RESISTANCE: If the extended task has any Resistance, reduce your Impact by 1 for each point of Resistance, to a minimum of 1.
APPLY IMPACT: Mark spaces on the progress track equal to your Impact. If the progress track is filled by this, then the extended task is completed.
Momentum generated on tasks can be used in all the normal ways, but there is a Momentum spend specific to extended tasks:
ADDITIONAL PROGRESS (Repeatable): During an extended task, add 1 to your Impact for 2 Momentum.
Similarly, a complication on an extended task may reduce your Impact by 1 for each complication suffered.
Breakthroughs
Normally, an extended task doesn’t change when you mark off spaces on the progress track. At the gamemaster’s discretion, however, a progress track can include breakthroughs. These are points along the progress track which alter the nature of the extended task.
An extended task has two breakthrough spaces. The first will be halfway along the track (on the 6th space if the progress track is 12 spaces long, for example), and if the track is an odd number of spaces, round up (so a progress track of 9 has the first breakthrough on the fifth space). The second breakthrough is three-quarters of the way along the track: take the spaces left after the first breakthrough, and the breakthrough will be halfway along that remaining section (again, rounding up as needed).

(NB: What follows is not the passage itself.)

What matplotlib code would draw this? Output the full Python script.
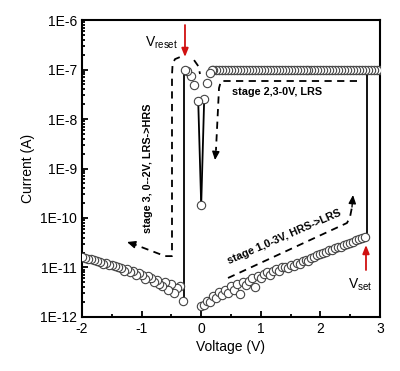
import numpy as np
import matplotlib
matplotlib.use("Agg")
import matplotlib.pyplot as plt
from matplotlib.ticker import FuncFormatter, LogLocator, NullFormatter, MultipleLocator

plt.rcParams['font.family'] = ['Liberation Sans', 'DejaVu Sans']
plt.rcParams['axes.unicode_minus'] = False

# ---- data (log10 of current) ----
# Stage 1: 0 -> 2.75 V, HRS
v_stage1 = [0.00, 0.05, 0.10, 0.15, 0.20, 0.25, 0.30, 0.35, 0.40, 0.45,
            0.50, 0.55, 0.60, 0.65, 0.70, 0.75, 0.80, 0.85, 0.90, 0.95,
            1.00, 1.05, 1.10, 1.15, 1.20, 1.25, 1.30, 1.35, 1.40, 1.45,
            1.50, 1.55, 1.60, 1.65, 1.70, 1.75, 1.80, 1.85, 1.90, 1.95,
            2.00, 2.05, 2.10, 2.15, 2.20, 2.25, 2.30, 2.35, 2.40, 2.45,
            2.50, 2.55, 2.60, 2.65, 2.70, 2.75]
logi_stage1 = [-11.78, -11.75, -11.67, -11.70, -11.58, -11.62, -11.50, -11.56, -11.45, -11.52,
               -11.38, -11.45, -11.34, -11.54, -11.30, -11.36, -11.28, -11.22, -11.40, -11.18,
               -11.22, -11.14, -11.10, -11.15, -11.08, -11.04, -11.07, -11.00, -10.98, -11.02,
               -10.94, -10.96, -10.90, -10.92, -10.86, -10.84, -10.87, -10.80, -10.78, -10.75,
               -10.72, -10.70, -10.69, -10.64, -10.65, -10.60, -10.58, -10.59, -10.54, -10.52,
               -10.50, -10.48, -10.45, -10.43, -10.41, -10.38]

# Stage 2: LRS plateau 3 -> ~0.15 V, then dip near 0 V
v_stage2 = [3.00, 2.95, 2.90, 2.85, 2.80, 2.75, 2.70, 2.65, 2.60, 2.55,
            2.50, 2.45, 2.40, 2.35, 2.30, 2.25, 2.20, 2.15, 2.10, 2.05,
            2.00, 1.95, 1.90, 1.85, 1.80, 1.75, 1.70, 1.65, 1.60, 1.55,
            1.50, 1.45, 1.40, 1.35, 1.30, 1.25, 1.20, 1.15, 1.10, 1.05,
            1.00, 0.95, 0.90, 0.85, 0.80, 0.75, 0.70, 0.65, 0.60, 0.55,
            0.50, 0.45, 0.40, 0.35, 0.30, 0.25, 0.20, 0.18,
            0.15, 0.10, 0.05, 0.00]
logi_stage2 = [-7.0] * 58 + [-7.07, -7.27, -7.60, -9.74]

# Stage 3: 0 -> -0.29 V LRS, reset, then HRS to -2 V
v_stage3_lrs = [-0.05, -0.12, -0.17, -0.23, -0.27]
logi_stage3_lrs = [-7.64, -7.31, -7.13, -7.02, -7.00]
v_reset = -0.29
v_stage3_hrs = [-0.30, -0.35, -0.40, -0.45, -0.50, -0.55, -0.60, -0.65, -0.70, -0.75,
                -0.80, -0.85, -0.90, -0.95, -1.00, -1.05, -1.10, -1.15, -1.20, -1.25,
                -1.30, -1.35, -1.40, -1.45, -1.50, -1.55, -1.60, -1.65, -1.70, -1.75,
                -1.80, -1.85, -1.90, -1.95, -2.00]
logi_stage3_hrs = [-11.68, -11.38, -11.42, -11.52, -11.34, -11.45, -11.30, -11.38, -11.34, -11.25,
                   -11.30, -11.22, -11.18, -11.24, -11.15, -11.12, -11.16, -11.08, -11.10, -11.04,
                   -11.07, -11.02, -11.00, -10.97, -10.95, -10.94, -10.90, -10.92, -10.88, -10.86,
                   -10.84, -10.83, -10.82, -10.80, -10.79]
v_set = 2.78

# dashed guide paths (V, log10 I)
p3_v = [-0.12, -0.05, -0.02]
p3_l = [-6.81, -6.93, -7.09]
p3b_v = [-0.36, -0.44, -0.48, -0.49, -0.49, -0.607, -1.14]
p3b_l = [-6.75, -6.79, -6.89, -7.11, -10.77, -10.77, -10.525]
p3_tip = (-1.245, -10.485)
p2_v = [2.614, 0.332, 0.299, 0.248]
p2_l = [-7.232, -7.232, -7.374, -8.626]
p2_tip = (0.232, -8.83)
p1_v = [0.45, 2.446, 2.497, 2.53]
p1_l = [-11.212, -10.101, -9.98, -9.778]
p1_tip = (2.547, -9.535)

fig = plt.figure(figsize=(4.0, 3.71), dpi=100)
ax = fig.add_axes([0.205, 0.1456, 0.745, 0.8004])
ax.set_yscale('log')
ax.set_xlim(-2, 3)
ax.set_ylim(1e-12, 1e-6)

P = lambda a: 10.0 ** np.asarray(a)

line_kw = dict(color='black', lw=1.3, zorder=2)
# set jump
ax.plot([v_set, v_set], P([logi_stage1[-1], logi_stage2[0]]), **line_kw)
# dip lines near 0 V
ax.plot([v_stage2[-2], v_stage2[-1]], P([logi_stage2[-2], logi_stage2[-1]]), **line_kw)
ax.plot([v_stage2[-1], v_stage3_lrs[0]], P([logi_stage2[-1], logi_stage3_lrs[0]]), **line_kw)
# reset drop
ax.plot([v_reset, v_reset], P([logi_stage3_lrs[-1], logi_stage3_hrs[0]]), **line_kw)

mk = dict(marker='o', ls='none', ms=6, mfc='white', mec='#444444', mew=0.8, zorder=3)
ax.plot(v_stage1, P(logi_stage1), **mk)
ax.plot(v_stage2, P(logi_stage2), **mk)
ax.plot(v_stage3_lrs, P(logi_stage3_lrs), **mk)
ax.plot(v_stage3_hrs, P(logi_stage3_hrs), **mk)

dash = dict(color='black', lw=1.3, ls=(0, (4, 3)), zorder=1)
ax.plot(p3_v, P(p3_l), **dash)
ax.plot(p3b_v, P(p3b_l), **dash)
ax.plot(p2_v, P(p2_l), **dash)
ax.plot(p1_v, P(p1_l), **dash)

def head(tip, frm):
    ax.annotate('', xy=(tip[0], 10 ** tip[1]), xytext=(frm[0], 10 ** frm[1]),
                arrowprops=dict(arrowstyle='-|>,head_length=0.5,head_width=0.22',
                                color='black', lw=1.0, shrinkA=0, shrinkB=0))

head(p3_tip, (p3b_v[-1], p3b_l[-1]))
head(p2_tip, (p2_v[-1], p2_l[-1]))
head(p1_tip, (p1_v[-1], p1_l[-1]))

# red arrows
red = dict(arrowstyle='-|>,head_length=0.5,head_width=0.2', color='#d01010', lw=1.3,
           shrinkA=0, shrinkB=0)
ax.annotate('', xy=(-0.272, 10 ** -6.747), xytext=(-0.272, 10 ** -6.101), arrowprops=red)
ax.annotate('', xy=(2.765, 10 ** -10.545), xytext=(2.765, 10 ** -11.051), arrowprops=red)

# texts
ax.text(-0.389, 10 ** -6.465, r'V$_{\mathregular{reset}}$', ha='right', va='center', fontsize=10)
ax.text(2.664, 10 ** -11.354, r'V$_{\mathregular{set}}$', ha='center', va='center', fontsize=10)
ax.text(0.517, 10 ** -7.455, 'stage 2,3-0V, LRS', ha='left', va='center',
        fontsize=7.8, fontweight='bold')
ax.text(-0.893, 10 ** -8.99, 'stage 3, 0--2V, LRS->HRS', ha='center', va='center',
        fontsize=7.8, fontweight='bold', rotation=90)
ax.text(1.389, 10 ** -10.39, 'stage 1,0-3V, HRS->LRS', ha='center', va='center',
        fontsize=7.8, fontweight='bold', rotation=23.5, rotation_mode='anchor')

# axes styling
for s in ax.spines.values():
    s.set_linewidth(1.5)
ax.xaxis.set_major_locator(MultipleLocator(1))
ax.xaxis.set_minor_locator(MultipleLocator(0.5))
ax.yaxis.set_major_locator(LogLocator(base=10, numticks=10))
ax.yaxis.set_minor_locator(LogLocator(base=10, subs=np.arange(2, 10), numticks=20))
ax.yaxis.set_minor_formatter(NullFormatter())
ax.yaxis.set_major_formatter(FuncFormatter(lambda y, p: '1E%d' % int(round(np.log10(y)))))
ax.tick_params(which='both', direction='in', top=False, right=False, labelsize=10, width=1.3)
ax.tick_params(which='major', length=4)
ax.tick_params(which='minor', length=2.5)
ax.set_xlabel('Voltage (V)', fontsize=10, labelpad=3)
ax.set_ylabel('Current (A)', fontsize=10, labelpad=4)

fig.savefig('out.png', dpi=100)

When you mark off a breakthrough space, the situation changes in some way. The gamemaster determines if this change is good for you, bad for you, or merely different. See page 330 for examples of breakthrough effects.
Extended Consequences
Just as an extended task represents a problem that needs to be overcome, the gamemaster can use a modified form of the rules to represent a growing problem that needs to be avoided.
An extended consequence is structured similarly to an extended task, but “in reverse”—failed actions and complications cause setbacks instead of breakthroughs. These are described fully in GAMEMASTERING on page 331.